If Heartbreak Satellite weren’t familiar to you at the start of the year, if you’ve been following our site they certainly will be now. The Norwegian trio (Ragnhild Jamtveit, Tobias Pfeil and Håkon Brunborg) have been all over these web pages this year, from an interview at By:Larm to a premiere for their single Bugs. And we’re not stopping anytime soon (we might never stop, who really knows?), because today we’ve got the first listen of their debut album Foxy.

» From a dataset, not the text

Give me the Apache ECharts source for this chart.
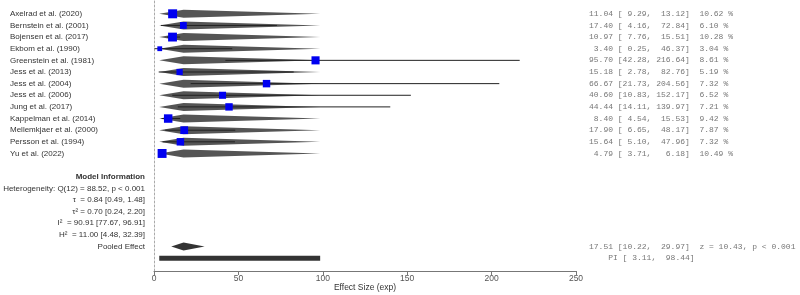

So what does Foxy sound like? Well, if you’re familiar with the band’s earlier work, this will probably meet your expectations and then knock them flat out. Foxy a bit like putting together an art-pop pinata and then cracking it open to see what falls out. There’s a bit of everything – bouncing, rubbery synth lines, gooey, sticky melodies, acoustic softness, a song called Heart Of A Bike, is that a fucking saxophone? Basically, so much going on that trying to describe it in under 10,000 words is an impossible task. But they, it’s an adventure, and Heartbreak Satellite make it an entertaining, weird and charming one. The band say:

Prior to making Foxy, Heartbreak Satellite had played a few acoustic gigs here and there in Norway mostly. In December 2016 we decided to record an album – without really talking much about what it should be or how it should sound, we planned to record for 10 days straight in Tobi’s small rehearsal studio in Copenhagen. We all brought a couple of synths, some microphones and a drum machine. All of the songs were written in those 10 days, just toying around with what we had in the studio. We later met up in Trondheim and Oslo to finish writing lyrics and to add vocal and synth tracks. Upon finishing the album after about half a year of recording and editing, Simen Hallset (Gold Celeste) mixed the whole thing in a few days, further defining the recorded band sound.
A lot of the songs on the album capture the inner and outer turmoil that all of us were experiencing in our personal lives at that particular time. Many of the themes and lyrics are about surreal relationships and encounters, as are some of the song forms. We were experimenting with a sound that embrace chaotic, unpolished and immediate musical ideas. Working together in this uncritical and impulsive manner was a lot of fun. Ragnhild’s brother, Olav Fangel Jamtveit drew the album cover. We’re all pretty obsessed with animals and animal documentaries, and animals with human personalities are a reoccurring element in our lyrical and visual universe. We’re already working on our next album, which is probably going to be even more subtle and sensitive, continuing in a similar vein as Foxy but more refined and detailed. We’ll probably release our first songs from that album in 2019.

Foxy is out on Aug 24 on Brilliance.